The naive approach would be to use a 3-D array (for n(i|jk)
), using a mapping of words to position in 3 dimensions. The position look-up could be done efficiently using trie
s (at least that's my best guess), but already for O(1000) words I would run into memory constraints. But I guess that this array would be only sparsely filled, most entries being zero, and I would thus waste lots of memory.

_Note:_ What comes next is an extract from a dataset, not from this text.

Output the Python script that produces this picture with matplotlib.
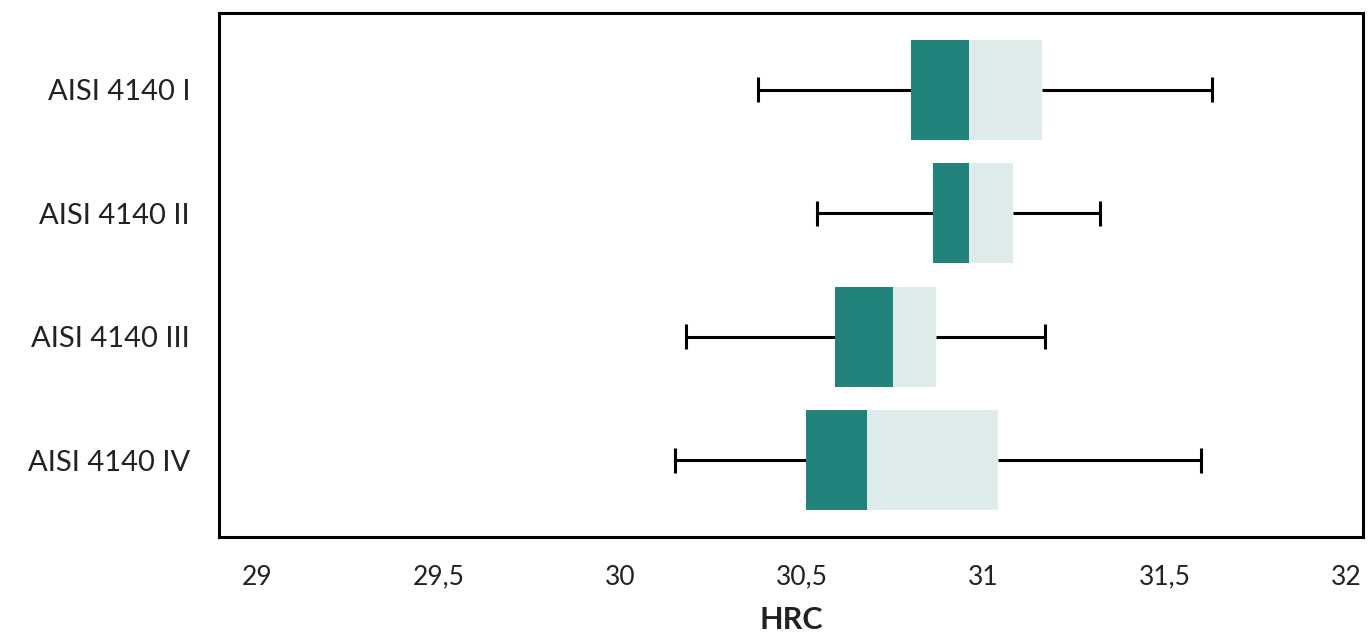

So no 3-D array.
What data structure would be suited better for such a use case and still be efficient to do a lot of small updates like I do them when counting the appearances of the words? (Maybe there is a completely different way of doing this?)

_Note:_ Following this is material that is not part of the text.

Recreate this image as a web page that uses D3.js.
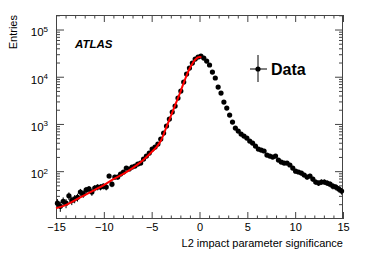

(Of course I also need to count n(jk)
, but that's easy, because it's only 2-D :)
The language of choice is C++ I guess.
Solution
C++ code:
struct bigram_key{
int i, j;// words - indexes of the words in a dictionary
// a constructor to be easily constructible
bigram_key(int a_i, int a_j):i(a_i), j(a_j){}
// you need to sort keys to be used in a map container
bool operator<(bigram_key const &other) const{
return i<other.i || (i==other.i && j<other.j);
}
};
struct bigram_data{
int count;// n(ij)
map<int, int> trigram_counts;// n(k|ij) = trigram_counts[k]
}
map<bigram_key, bigram_data> trigrams;
The dictionary could be a vector of all found words like:
vector<string> dictionary;
but for better lookup word->index it could be a map:
map<string, int> dictionary;
When you read a new word. You add it to the dictionary and get its index k
, you already have i
and j
indexes of the previous two words so then you just do:
trigrams[bigram_key(i,j)].count++;
trigrams[bigram_key(i,j)].trigram_counts[k]++;
For better performance you may search for bigram only once:
bigram_data &bigram = trigrams[bigram_key(i,j)];
bigram.count++;
bigram.trigram_counts[k]++;
Is it understandable? Do you need more details?